- [Set task] Your answer must consist solely of the number of lines that contain the word "chart".

- [Data excerpt]

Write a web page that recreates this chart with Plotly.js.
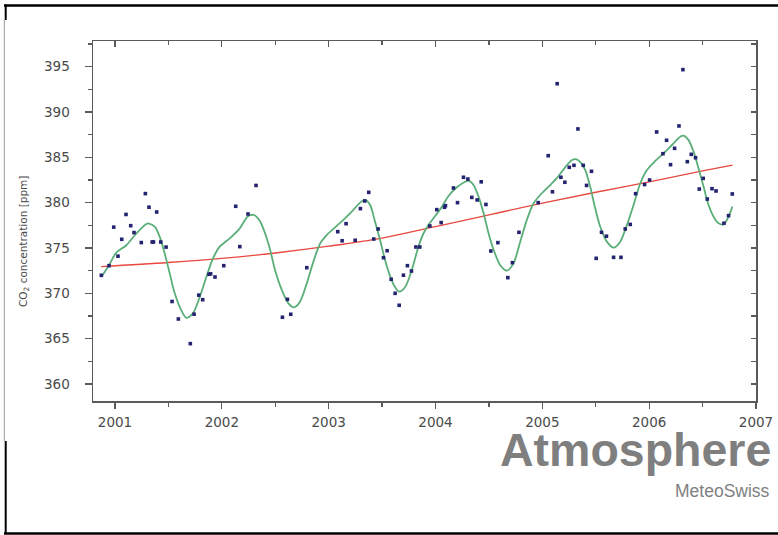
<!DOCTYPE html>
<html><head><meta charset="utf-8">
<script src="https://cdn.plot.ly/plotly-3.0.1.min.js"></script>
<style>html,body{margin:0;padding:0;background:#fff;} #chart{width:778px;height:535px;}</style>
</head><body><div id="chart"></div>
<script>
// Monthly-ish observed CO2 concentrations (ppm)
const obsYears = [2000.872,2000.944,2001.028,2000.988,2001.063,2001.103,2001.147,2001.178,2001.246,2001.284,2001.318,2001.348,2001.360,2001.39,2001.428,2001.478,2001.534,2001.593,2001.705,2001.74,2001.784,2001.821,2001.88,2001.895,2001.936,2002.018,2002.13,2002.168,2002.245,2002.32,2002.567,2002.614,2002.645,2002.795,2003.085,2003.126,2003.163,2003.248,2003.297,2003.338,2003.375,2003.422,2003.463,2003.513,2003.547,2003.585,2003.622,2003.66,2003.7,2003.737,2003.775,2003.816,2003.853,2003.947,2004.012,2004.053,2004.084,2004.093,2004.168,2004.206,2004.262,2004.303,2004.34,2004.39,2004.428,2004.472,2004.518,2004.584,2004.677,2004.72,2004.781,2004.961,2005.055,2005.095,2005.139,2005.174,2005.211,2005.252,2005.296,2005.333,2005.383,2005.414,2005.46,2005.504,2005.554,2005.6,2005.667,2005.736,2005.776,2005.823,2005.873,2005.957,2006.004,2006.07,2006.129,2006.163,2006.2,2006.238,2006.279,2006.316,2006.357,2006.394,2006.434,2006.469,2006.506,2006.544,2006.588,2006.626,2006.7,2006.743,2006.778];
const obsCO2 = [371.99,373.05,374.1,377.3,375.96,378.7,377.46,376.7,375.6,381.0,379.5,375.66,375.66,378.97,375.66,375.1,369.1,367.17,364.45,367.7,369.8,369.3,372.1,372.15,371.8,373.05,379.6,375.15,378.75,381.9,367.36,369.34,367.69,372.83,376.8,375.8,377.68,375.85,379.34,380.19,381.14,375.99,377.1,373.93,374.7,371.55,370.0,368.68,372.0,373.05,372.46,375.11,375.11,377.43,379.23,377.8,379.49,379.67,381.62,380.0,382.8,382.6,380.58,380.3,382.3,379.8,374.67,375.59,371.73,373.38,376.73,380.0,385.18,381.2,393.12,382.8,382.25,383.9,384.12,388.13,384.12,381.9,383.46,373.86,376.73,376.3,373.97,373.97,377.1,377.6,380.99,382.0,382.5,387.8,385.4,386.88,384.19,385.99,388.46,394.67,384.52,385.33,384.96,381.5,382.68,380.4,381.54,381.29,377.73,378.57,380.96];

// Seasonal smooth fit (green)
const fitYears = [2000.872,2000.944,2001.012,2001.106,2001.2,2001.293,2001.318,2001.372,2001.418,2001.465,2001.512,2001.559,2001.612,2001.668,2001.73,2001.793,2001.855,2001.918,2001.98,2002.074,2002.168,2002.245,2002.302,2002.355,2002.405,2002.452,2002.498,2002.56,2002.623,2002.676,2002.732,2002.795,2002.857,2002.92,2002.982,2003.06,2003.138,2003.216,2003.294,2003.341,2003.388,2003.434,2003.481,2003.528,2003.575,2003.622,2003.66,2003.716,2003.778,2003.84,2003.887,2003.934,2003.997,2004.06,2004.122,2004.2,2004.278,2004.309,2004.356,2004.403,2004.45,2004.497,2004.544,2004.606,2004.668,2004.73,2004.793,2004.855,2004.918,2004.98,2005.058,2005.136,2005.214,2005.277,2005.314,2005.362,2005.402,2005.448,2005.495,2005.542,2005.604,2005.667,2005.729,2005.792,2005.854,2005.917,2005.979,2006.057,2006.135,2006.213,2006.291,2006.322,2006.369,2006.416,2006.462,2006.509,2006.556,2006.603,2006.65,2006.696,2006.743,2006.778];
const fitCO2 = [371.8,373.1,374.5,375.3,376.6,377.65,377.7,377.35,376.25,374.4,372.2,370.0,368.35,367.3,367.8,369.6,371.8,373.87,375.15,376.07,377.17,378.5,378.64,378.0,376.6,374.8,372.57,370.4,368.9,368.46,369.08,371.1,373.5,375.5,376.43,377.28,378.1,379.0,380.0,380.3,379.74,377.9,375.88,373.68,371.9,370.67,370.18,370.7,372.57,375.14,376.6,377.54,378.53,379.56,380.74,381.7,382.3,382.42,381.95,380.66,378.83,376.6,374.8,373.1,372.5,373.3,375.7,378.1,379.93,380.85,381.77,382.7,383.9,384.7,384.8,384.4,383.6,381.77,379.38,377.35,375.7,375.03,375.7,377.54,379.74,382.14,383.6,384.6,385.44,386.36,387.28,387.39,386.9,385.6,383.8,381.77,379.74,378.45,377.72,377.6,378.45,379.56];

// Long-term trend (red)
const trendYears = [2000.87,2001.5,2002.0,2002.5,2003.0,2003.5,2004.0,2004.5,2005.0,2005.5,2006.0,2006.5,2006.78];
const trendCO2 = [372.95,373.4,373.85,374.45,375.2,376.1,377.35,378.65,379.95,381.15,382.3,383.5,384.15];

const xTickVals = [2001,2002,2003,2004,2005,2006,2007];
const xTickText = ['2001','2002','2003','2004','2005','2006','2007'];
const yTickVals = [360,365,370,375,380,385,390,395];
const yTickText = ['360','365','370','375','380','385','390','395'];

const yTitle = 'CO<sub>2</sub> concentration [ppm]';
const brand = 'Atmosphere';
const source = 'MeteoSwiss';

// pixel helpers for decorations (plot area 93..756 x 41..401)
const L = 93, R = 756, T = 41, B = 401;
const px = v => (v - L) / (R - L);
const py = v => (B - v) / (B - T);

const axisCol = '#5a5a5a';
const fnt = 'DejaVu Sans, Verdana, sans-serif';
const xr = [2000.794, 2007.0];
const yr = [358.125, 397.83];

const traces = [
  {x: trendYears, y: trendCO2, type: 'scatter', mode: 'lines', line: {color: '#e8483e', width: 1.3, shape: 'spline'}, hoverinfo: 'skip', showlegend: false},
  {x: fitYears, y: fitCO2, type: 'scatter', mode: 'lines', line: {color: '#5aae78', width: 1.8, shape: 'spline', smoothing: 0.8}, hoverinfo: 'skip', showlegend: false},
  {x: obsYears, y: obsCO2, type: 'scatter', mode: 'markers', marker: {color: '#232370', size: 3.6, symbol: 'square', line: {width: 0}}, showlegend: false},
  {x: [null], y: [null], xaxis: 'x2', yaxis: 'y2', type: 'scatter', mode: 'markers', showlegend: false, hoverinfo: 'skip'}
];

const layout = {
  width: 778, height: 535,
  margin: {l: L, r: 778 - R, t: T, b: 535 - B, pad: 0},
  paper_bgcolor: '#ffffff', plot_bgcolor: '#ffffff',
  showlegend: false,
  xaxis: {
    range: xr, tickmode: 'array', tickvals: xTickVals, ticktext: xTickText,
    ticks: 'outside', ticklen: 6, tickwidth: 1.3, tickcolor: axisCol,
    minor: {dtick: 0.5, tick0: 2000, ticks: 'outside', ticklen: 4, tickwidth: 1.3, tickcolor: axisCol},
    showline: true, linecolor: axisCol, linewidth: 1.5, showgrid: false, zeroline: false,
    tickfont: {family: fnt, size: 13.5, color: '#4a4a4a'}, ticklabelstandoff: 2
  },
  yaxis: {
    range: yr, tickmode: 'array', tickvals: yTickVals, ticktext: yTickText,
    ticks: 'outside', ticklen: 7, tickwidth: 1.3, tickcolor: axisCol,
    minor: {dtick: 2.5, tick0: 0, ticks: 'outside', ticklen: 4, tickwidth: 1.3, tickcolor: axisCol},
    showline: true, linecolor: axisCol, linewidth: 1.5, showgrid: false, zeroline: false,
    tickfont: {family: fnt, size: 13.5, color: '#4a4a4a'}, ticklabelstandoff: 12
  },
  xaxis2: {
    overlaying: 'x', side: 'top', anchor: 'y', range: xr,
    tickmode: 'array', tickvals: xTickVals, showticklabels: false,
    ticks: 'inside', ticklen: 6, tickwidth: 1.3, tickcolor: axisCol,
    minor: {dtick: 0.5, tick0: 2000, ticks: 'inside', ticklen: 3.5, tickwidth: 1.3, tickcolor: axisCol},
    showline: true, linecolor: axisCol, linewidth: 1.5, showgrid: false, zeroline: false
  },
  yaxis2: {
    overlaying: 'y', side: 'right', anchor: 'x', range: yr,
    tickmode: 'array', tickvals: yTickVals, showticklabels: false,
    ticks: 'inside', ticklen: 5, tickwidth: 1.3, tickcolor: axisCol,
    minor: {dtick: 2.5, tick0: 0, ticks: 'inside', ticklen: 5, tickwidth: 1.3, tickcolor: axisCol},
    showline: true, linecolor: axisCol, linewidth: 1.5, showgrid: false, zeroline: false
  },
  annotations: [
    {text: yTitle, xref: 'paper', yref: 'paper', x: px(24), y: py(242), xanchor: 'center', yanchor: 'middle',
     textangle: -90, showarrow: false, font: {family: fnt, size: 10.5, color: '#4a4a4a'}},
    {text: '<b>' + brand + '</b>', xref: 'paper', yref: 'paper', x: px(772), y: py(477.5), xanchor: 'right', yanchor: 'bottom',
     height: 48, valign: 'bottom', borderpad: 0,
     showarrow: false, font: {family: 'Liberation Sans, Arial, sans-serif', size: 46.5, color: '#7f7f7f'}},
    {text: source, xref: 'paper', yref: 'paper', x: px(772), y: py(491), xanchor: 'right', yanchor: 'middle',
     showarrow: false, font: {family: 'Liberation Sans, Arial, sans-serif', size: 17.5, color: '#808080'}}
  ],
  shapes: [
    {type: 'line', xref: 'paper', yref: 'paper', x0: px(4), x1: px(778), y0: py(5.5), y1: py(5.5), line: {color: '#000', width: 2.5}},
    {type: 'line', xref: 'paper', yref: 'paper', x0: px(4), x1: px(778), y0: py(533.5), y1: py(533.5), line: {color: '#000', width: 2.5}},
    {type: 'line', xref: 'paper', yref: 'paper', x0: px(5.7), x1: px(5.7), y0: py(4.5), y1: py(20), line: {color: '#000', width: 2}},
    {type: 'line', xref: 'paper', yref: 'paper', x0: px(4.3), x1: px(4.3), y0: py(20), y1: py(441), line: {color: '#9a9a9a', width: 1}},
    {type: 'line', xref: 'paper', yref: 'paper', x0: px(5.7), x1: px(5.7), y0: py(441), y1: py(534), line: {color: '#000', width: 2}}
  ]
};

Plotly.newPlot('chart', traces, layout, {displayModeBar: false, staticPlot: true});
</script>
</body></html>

- [Answer below] 4